## Excerpted data
+ + +
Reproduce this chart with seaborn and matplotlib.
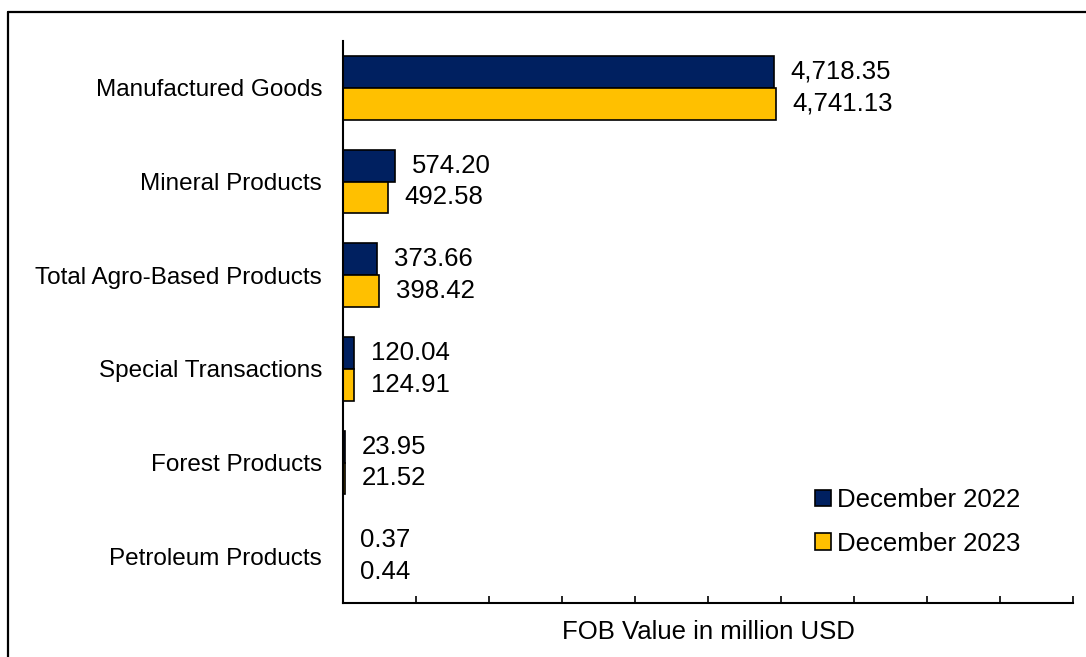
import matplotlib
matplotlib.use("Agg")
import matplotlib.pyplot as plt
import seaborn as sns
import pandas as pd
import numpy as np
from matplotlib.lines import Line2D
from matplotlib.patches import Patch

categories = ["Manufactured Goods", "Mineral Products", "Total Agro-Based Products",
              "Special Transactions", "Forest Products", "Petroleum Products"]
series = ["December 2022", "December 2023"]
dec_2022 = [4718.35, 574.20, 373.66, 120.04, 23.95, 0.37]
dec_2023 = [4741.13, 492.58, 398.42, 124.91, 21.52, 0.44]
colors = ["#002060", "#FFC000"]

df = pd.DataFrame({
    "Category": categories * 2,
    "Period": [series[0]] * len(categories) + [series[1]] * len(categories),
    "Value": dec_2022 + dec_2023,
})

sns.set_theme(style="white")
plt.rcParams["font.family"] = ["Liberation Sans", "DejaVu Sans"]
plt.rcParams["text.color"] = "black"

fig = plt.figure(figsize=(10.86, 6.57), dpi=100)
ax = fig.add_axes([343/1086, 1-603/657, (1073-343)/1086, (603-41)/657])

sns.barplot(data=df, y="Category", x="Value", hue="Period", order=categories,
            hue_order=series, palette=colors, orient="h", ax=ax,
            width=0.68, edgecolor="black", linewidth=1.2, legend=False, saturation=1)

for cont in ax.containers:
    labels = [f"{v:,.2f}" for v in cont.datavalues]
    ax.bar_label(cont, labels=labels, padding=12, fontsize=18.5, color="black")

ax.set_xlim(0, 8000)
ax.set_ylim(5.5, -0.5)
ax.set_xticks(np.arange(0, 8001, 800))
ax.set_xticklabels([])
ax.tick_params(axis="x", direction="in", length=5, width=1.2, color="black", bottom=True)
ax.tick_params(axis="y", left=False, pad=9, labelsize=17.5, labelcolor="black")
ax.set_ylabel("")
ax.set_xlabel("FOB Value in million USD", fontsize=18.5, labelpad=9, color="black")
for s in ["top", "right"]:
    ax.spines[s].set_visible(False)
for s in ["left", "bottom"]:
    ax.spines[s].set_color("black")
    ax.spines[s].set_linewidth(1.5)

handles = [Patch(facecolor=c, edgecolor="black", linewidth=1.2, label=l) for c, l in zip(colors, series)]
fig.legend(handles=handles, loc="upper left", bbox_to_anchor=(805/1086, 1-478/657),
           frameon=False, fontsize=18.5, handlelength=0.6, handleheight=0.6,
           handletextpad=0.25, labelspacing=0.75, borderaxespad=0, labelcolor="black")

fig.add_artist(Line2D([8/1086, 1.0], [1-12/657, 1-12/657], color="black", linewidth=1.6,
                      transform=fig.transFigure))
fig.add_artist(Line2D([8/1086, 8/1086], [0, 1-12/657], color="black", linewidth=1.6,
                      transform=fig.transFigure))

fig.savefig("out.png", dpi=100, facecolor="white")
+ + +
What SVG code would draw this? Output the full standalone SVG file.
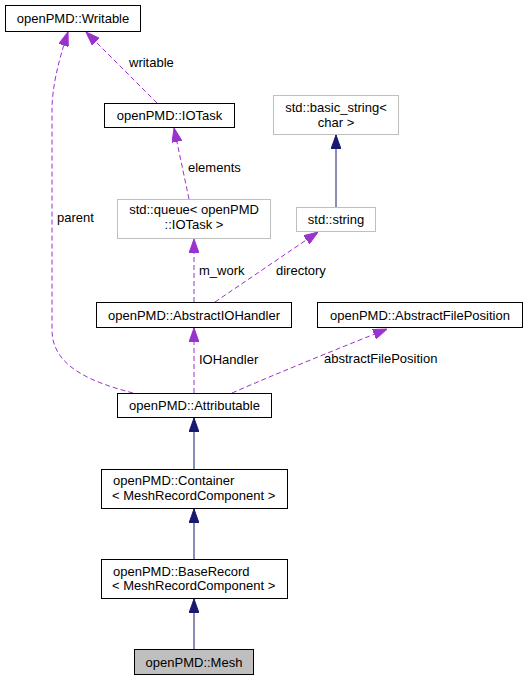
+ + +
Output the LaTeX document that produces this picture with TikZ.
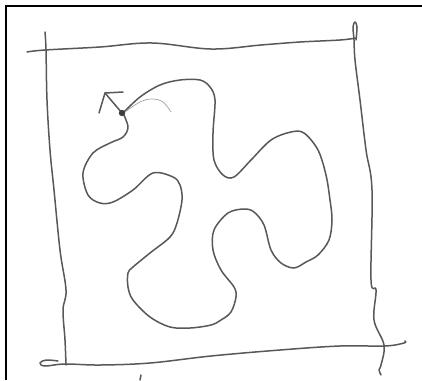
+ + +
## Instructions to follow
Extract the stretch of lines that begins at the line with "Reproduce this chart" and ends at the line with "from matplotlib.patches import Patch", inclusive. Omit every picture.

## Task response
Reproduce this chart with seaborn and matplotlib.
import matplotlib
matplotlib.use("Agg")
import matplotlib.pyplot as plt
import seaborn as sns
import pandas as pd
import numpy as np
from matplotlib.lines import Line2D
from matplotlib.patches import Patch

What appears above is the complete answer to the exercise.